**Instructions to follow**.
The entries below should be given again exactly, minus their pictures.

**Dataset extract**.

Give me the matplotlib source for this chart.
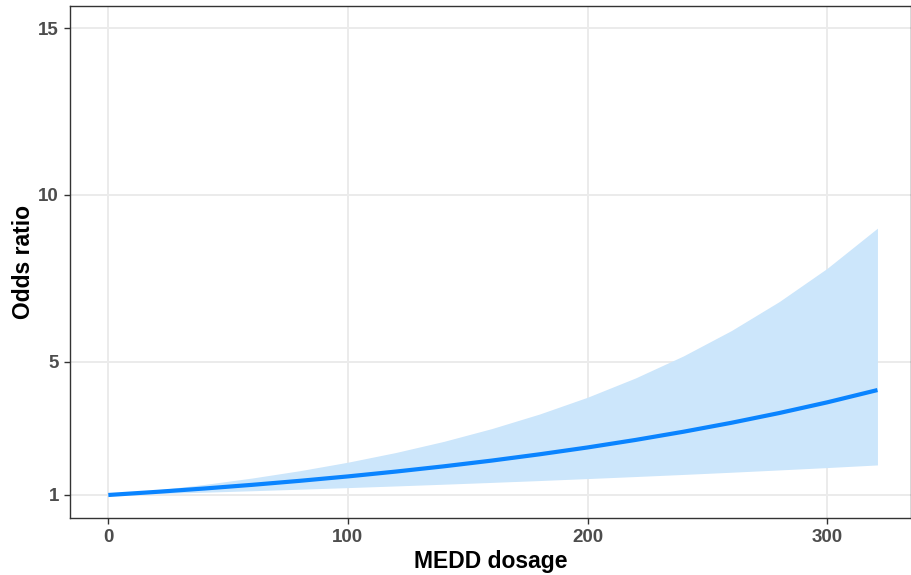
import numpy as np
import matplotlib
matplotlib.use('Agg')
import matplotlib.pyplot as plt

plt.rcParams['font.family'] = ['Liberation Sans', 'DejaVu Sans']

# values
dose = [0, 20, 40, 60, 80, 100, 120, 140, 160, 180, 200, 220, 240, 260, 280, 300, 321]
odds = [1.00, 1.093, 1.194, 1.304, 1.425, 1.557, 1.702, 1.859, 2.031, 2.220,
        2.425, 2.650, 2.896, 3.164, 3.457, 3.777, 4.146]
upper = [1.00, 1.147, 1.315, 1.508, 1.729, 1.983, 2.274, 2.607, 2.990, 3.428,
         3.931, 4.508, 5.169, 5.928, 6.798, 7.795, 9.00]
lower = [1.00, 1.041, 1.083, 1.127, 1.174, 1.221, 1.271, 1.323, 1.377, 1.433,
         1.492, 1.553, 1.616, 1.682, 1.751, 1.822, 1.901]

xticks = [0, 100, 200, 300]
yticks = [1, 5, 10, 15]

fig = plt.figure(figsize=(9.12, 5.75), dpi=100)
ax = fig.add_axes([70 / 912, 57 / 575, 841 / 912, 512 / 575])

ax.fill_between(dose, lower, upper, color='#cce6fb', linewidth=0, zorder=2)
ax.plot(dose, odds, color='#0a84ff', linewidth=3, solid_capstyle='butt', zorder=3)

ax.set_xlim(-16, 335)
ax.set_ylim(0.31, 15.66)
ax.set_xticks(xticks)
ax.set_yticks(yticks)
ax.grid(True, color='#ebebeb', linewidth=1.4, zorder=0)
ax.set_axisbelow(True)

for s in ax.spines.values():
    s.set_color('#333333')
    s.set_linewidth(1.0)

ax.tick_params(axis='both', direction='out', length=4, width=1.0, color='#333333',
               labelcolor='#4d4d4d', labelsize=13.5, pad=4)
for lab in ax.get_xticklabels() + ax.get_yticklabels():
    lab.set_fontweight('bold')

ax.set_xlabel('MEDD dosage', fontsize=16.5, fontweight='bold', labelpad=3)
ax.set_ylabel('Odds ratio', fontsize=16.5, fontweight='bold', labelpad=2)

fig.savefig('out.png', dpi=100)
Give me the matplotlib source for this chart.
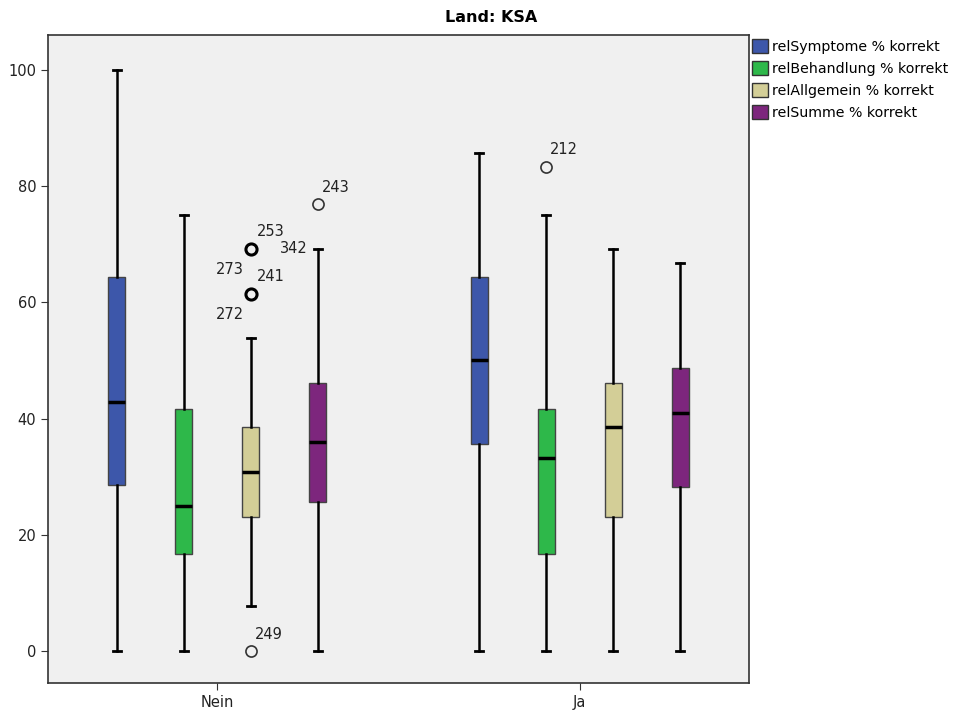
import matplotlib
matplotlib.use("Agg")
import matplotlib.pyplot as plt
from matplotlib.patches import Patch

plt.rcParams["font.family"] = ["DejaVu Sans"]

# Gruppen und Variablen
groups = ["Nein", "Ja"]
variables = ["relSymptome % korrekt", "relBehandlung % korrekt",
             "relAllgemein % korrekt", "relSumme % korrekt"]
colors = ["#3D57AA", "#2EB84A", "#D3CE97", "#7D267D"]

# Kennwerte je Gruppe: [Symptome, Behandlung, Allgemein, Summe]
whislo = {"Nein": [0.0, 0.0, 7.7, 0.0], "Ja": [0.0, 0.0, 0.0, 0.0]}
q1 = {"Nein": [28.6, 16.7, 23.1, 25.6], "Ja": [35.7, 16.7, 23.1, 28.2]}
med = {"Nein": [42.9, 25.0, 30.8, 35.9], "Ja": [50.0, 33.3, 38.5, 41.0]}
q3 = {"Nein": [64.3, 41.7, 38.5, 46.2], "Ja": [64.3, 41.7, 46.2, 48.7]}
whishi = {"Nein": [100.0, 75.0, 53.8, 69.2], "Ja": [85.7, 75.0, 69.2, 66.7]}

# Ausreißer: (Gruppe, Variable, Wert, Fallnummern)
outliers = [
    ("Nein", 2, 69.2, ["253", "273"]),
    ("Nein", 2, 61.5, ["241", "272"]),
    ("Nein", 2, 0.0, ["249"]),
    ("Nein", 3, 76.9, ["243"]),
    ("Ja", 1, 83.3, ["212"]),
]
# Fallnummer am oberen Whisker
whisker_labels = [("Nein", 3, 69.2, "342")]

spacing = 0.185
box_w = 0.047
lab_fs = 10.5


def pos(gi, vi):
    return gi + (vi - 1.5) * spacing


fig = plt.figure(figsize=(9.65, 7.15), dpi=100)
ax = fig.add_axes([48 / 965, 32 / 715, 701 / 965, 648 / 715])
ax.set_facecolor("#F0F0F0")

for gi, g in enumerate(groups):
    for vi in range(len(variables)):
        fl = [o[2] for o in outliers if o[0] == g and o[1] == vi]
        stats = [{
            "whislo": whislo[g][vi], "q1": q1[g][vi], "med": med[g][vi],
            "q3": q3[g][vi], "whishi": whishi[g][vi], "fliers": fl,
        }]
        ax.bxp(stats, positions=[pos(gi, vi)], widths=box_w, patch_artist=True,
               boxprops=dict(facecolor=colors[vi], edgecolor="#444444", linewidth=1),
               medianprops=dict(color="black", linewidth=2.5),
               whiskerprops=dict(color="black", linewidth=1.8),
               capprops=dict(color="black", linewidth=2),
               capwidths=box_w * 0.5,
               flierprops=dict(marker="o", markersize=8, markerfacecolor="none",
                               markeredgecolor="#333333", markeredgewidth=1.2),
               manage_ticks=False)

# dickere Kreise für mehrfach belegte Ausreißer
for g, vi, val, ids in outliers:
    x = pos(groups.index(g), vi)
    if len(ids) > 1:
        ax.plot(x, val, "o", ms=8, mfc="none", mec="black", mew=2.2, zorder=4)
        ax.annotate(ids[0], (x, val), xytext=(4, 9), textcoords="offset points",
                    fontsize=lab_fs, color="#222222")
        ax.annotate(ids[1], (x, val), xytext=(-25, -18), textcoords="offset points",
                    fontsize=lab_fs, color="#222222")
    else:
        ax.annotate(ids[0], (x, val), xytext=(3, 9), textcoords="offset points",
                    fontsize=lab_fs, color="#222222")

for g, vi, val, lab in whisker_labels:
    x = pos(groups.index(g), vi)
    ax.annotate(lab, (x, val), xytext=(-27, -3), textcoords="offset points",
                fontsize=lab_fs, color="#222222")

ax.set_xlim(-0.468, 1.468)
ax.set_ylim(-5.5, 106)
ax.set_xticks(range(len(groups)))
ax.set_xticklabels(groups)
ax.set_yticks([0, 20, 40, 60, 80, 100])
ax.tick_params(axis="both", labelsize=10.5, length=5, color="#333333",
               labelcolor="#222222")
for s in ax.spines.values():
    s.set_color("#333333")
    s.set_linewidth(1.2)

fig.text(491 / 965, 1 - 17 / 715, "Land: KSA", fontsize=11.5, fontweight="bold",
         ha="center", va="center")

handles = [Patch(facecolor=c, edgecolor="#333333", label=v)
           for c, v in zip(colors, variables)]
fig.legend(handles=handles, loc="upper left", bbox_to_anchor=(752 / 965, 1 - 39 / 715),
           frameon=False, fontsize=10.2, handlelength=1.1, handleheight=1.15,
           handletextpad=0.3, labelspacing=0.5, borderaxespad=0, borderpad=0)

fig.savefig("out.png", dpi=100)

**Output of the exercise**.
Give me the matplotlib source for this chart.
import numpy as np
import matplotlib
matplotlib.use('Agg')
import matplotlib.pyplot as plt

plt.rcParams['font.family'] = ['Liberation Sans', 'DejaVu Sans']

# values
dose = [0, 20, 40, 60, 80, 100, 120, 140, 160, 180, 200, 220, 240, 260, 280, 300, 321]
odds = [1.00, 1.093, 1.194, 1.304, 1.425, 1.557, 1.702, 1.859, 2.031, 2.220,
        2.425, 2.650, 2.896, 3.164, 3.457, 3.777, 4.146]
upper = [1.00, 1.147, 1.315, 1.508, 1.729, 1.983, 2.274, 2.607, 2.990, 3.428,
         3.931, 4.508, 5.169, 5.928, 6.798, 7.795, 9.00]
lower = [1.00, 1.041, 1.083, 1.127, 1.174, 1.221, 1.271, 1.323, 1.377, 1.433,
         1.492, 1.553, 1.616, 1.682, 1.751, 1.822, 1.901]

xticks = [0, 100, 200, 300]
yticks = [1, 5, 10, 15]

fig = plt.figure(figsize=(9.12, 5.75), dpi=100)
ax = fig.add_axes([70 / 912, 57 / 575, 841 / 912, 512 / 575])

ax.fill_between(dose, lower, upper, color='#cce6fb', linewidth=0, zorder=2)
ax.plot(dose, odds, color='#0a84ff', linewidth=3, solid_capstyle='butt', zorder=3)

ax.set_xlim(-16, 335)
ax.set_ylim(0.31, 15.66)
ax.set_xticks(xticks)
ax.set_yticks(yticks)
ax.grid(True, color='#ebebeb', linewidth=1.4, zorder=0)
ax.set_axisbelow(True)

for s in ax.spines.values():
    s.set_color('#333333')
    s.set_linewidth(1.0)

ax.tick_params(axis='both', direction='out', length=4, width=1.0, color='#333333',
               labelcolor='#4d4d4d', labelsize=13.5, pad=4)
for lab in ax.get_xticklabels() + ax.get_yticklabels():
    lab.set_fontweight('bold')

ax.set_xlabel('MEDD dosage', fontsize=16.5, fontweight='bold', labelpad=3)
ax.set_ylabel('Odds ratio', fontsize=16.5, fontweight='bold', labelpad=2)

fig.savefig('out.png', dpi=100)
Give me the matplotlib source for this chart.
import matplotlib
matplotlib.use("Agg")
import matplotlib.pyplot as plt
from matplotlib.patches import Patch

plt.rcParams["font.family"] = ["DejaVu Sans"]

# Gruppen und Variablen
groups = ["Nein", "Ja"]
variables = ["relSymptome % korrekt", "relBehandlung % korrekt",
             "relAllgemein % korrekt", "relSumme % korrekt"]
colors = ["#3D57AA", "#2EB84A", "#D3CE97", "#7D267D"]

# Kennwerte je Gruppe: [Symptome, Behandlung, Allgemein, Summe]
whislo = {"Nein": [0.0, 0.0, 7.7, 0.0], "Ja": [0.0, 0.0, 0.0, 0.0]}
q1 = {"Nein": [28.6, 16.7, 23.1, 25.6], "Ja": [35.7, 16.7, 23.1, 28.2]}
med = {"Nein": [42.9, 25.0, 30.8, 35.9], "Ja": [50.0, 33.3, 38.5, 41.0]}
q3 = {"Nein": [64.3, 41.7, 38.5, 46.2], "Ja": [64.3, 41.7, 46.2, 48.7]}
whishi = {"Nein": [100.0, 75.0, 53.8, 69.2], "Ja": [85.7, 75.0, 69.2, 66.7]}

# Ausreißer: (Gruppe, Variable, Wert, Fallnummern)
outliers = [
    ("Nein", 2, 69.2, ["253", "273"]),
    ("Nein", 2, 61.5, ["241", "272"]),
    ("Nein", 2, 0.0, ["249"]),
    ("Nein", 3, 76.9, ["243"]),
    ("Ja", 1, 83.3, ["212"]),
]
# Fallnummer am oberen Whisker
whisker_labels = [("Nein", 3, 69.2, "342")]

spacing = 0.185
box_w = 0.047
lab_fs = 10.5


def pos(gi, vi):
    return gi + (vi - 1.5) * spacing


fig = plt.figure(figsize=(9.65, 7.15), dpi=100)
ax = fig.add_axes([48 / 965, 32 / 715, 701 / 965, 648 / 715])
ax.set_facecolor("#F0F0F0")

for gi, g in enumerate(groups):
    for vi in range(len(variables)):
        fl = [o[2] for o in outliers if o[0] == g and o[1] == vi]
        stats = [{
            "whislo": whislo[g][vi], "q1": q1[g][vi], "med": med[g][vi],
            "q3": q3[g][vi], "whishi": whishi[g][vi], "fliers": fl,
        }]
        ax.bxp(stats, positions=[pos(gi, vi)], widths=box_w, patch_artist=True,
               boxprops=dict(facecolor=colors[vi], edgecolor="#444444", linewidth=1),
               medianprops=dict(color="black", linewidth=2.5),
               whiskerprops=dict(color="black", linewidth=1.8),
               capprops=dict(color="black", linewidth=2),
               capwidths=box_w * 0.5,
               flierprops=dict(marker="o", markersize=8, markerfacecolor="none",
                               markeredgecolor="#333333", markeredgewidth=1.2),
               manage_ticks=False)

# dickere Kreise für mehrfach belegte Ausreißer
for g, vi, val, ids in outliers:
    x = pos(groups.index(g), vi)
    if len(ids) > 1:
        ax.plot(x, val, "o", ms=8, mfc="none", mec="black", mew=2.2, zorder=4)
        ax.annotate(ids[0], (x, val), xytext=(4, 9), textcoords="offset points",
                    fontsize=lab_fs, color="#222222")
        ax.annotate(ids[1], (x, val), xytext=(-25, -18), textcoords="offset points",
                    fontsize=lab_fs, color="#222222")
    else:
        ax.annotate(ids[0], (x, val), xytext=(3, 9), textcoords="offset points",
                    fontsize=lab_fs, color="#222222")

for g, vi, val, lab in whisker_labels:
    x = pos(groups.index(g), vi)
    ax.annotate(lab, (x, val), xytext=(-27, -3), textcoords="offset points",
                fontsize=lab_fs, color="#222222")

ax.set_xlim(-0.468, 1.468)
ax.set_ylim(-5.5, 106)
ax.set_xticks(range(len(groups)))
ax.set_xticklabels(groups)
ax.set_yticks([0, 20, 40, 60, 80, 100])
ax.tick_params(axis="both", labelsize=10.5, length=5, color="#333333",
               labelcolor="#222222")
for s in ax.spines.values():
    s.set_color("#333333")
    s.set_linewidth(1.2)

fig.text(491 / 965, 1 - 17 / 715, "Land: KSA", fontsize=11.5, fontweight="bold",
         ha="center", va="center")

handles = [Patch(facecolor=c, edgecolor="#333333", label=v)
           for c, v in zip(colors, variables)]
fig.legend(handles=handles, loc="upper left", bbox_to_anchor=(752 / 965, 1 - 39 / 715),
           frameon=False, fontsize=10.2, handlelength=1.1, handleheight=1.15,
           handletextpad=0.3, labelspacing=0.5, borderaxespad=0, borderpad=0)

fig.savefig("out.png", dpi=100)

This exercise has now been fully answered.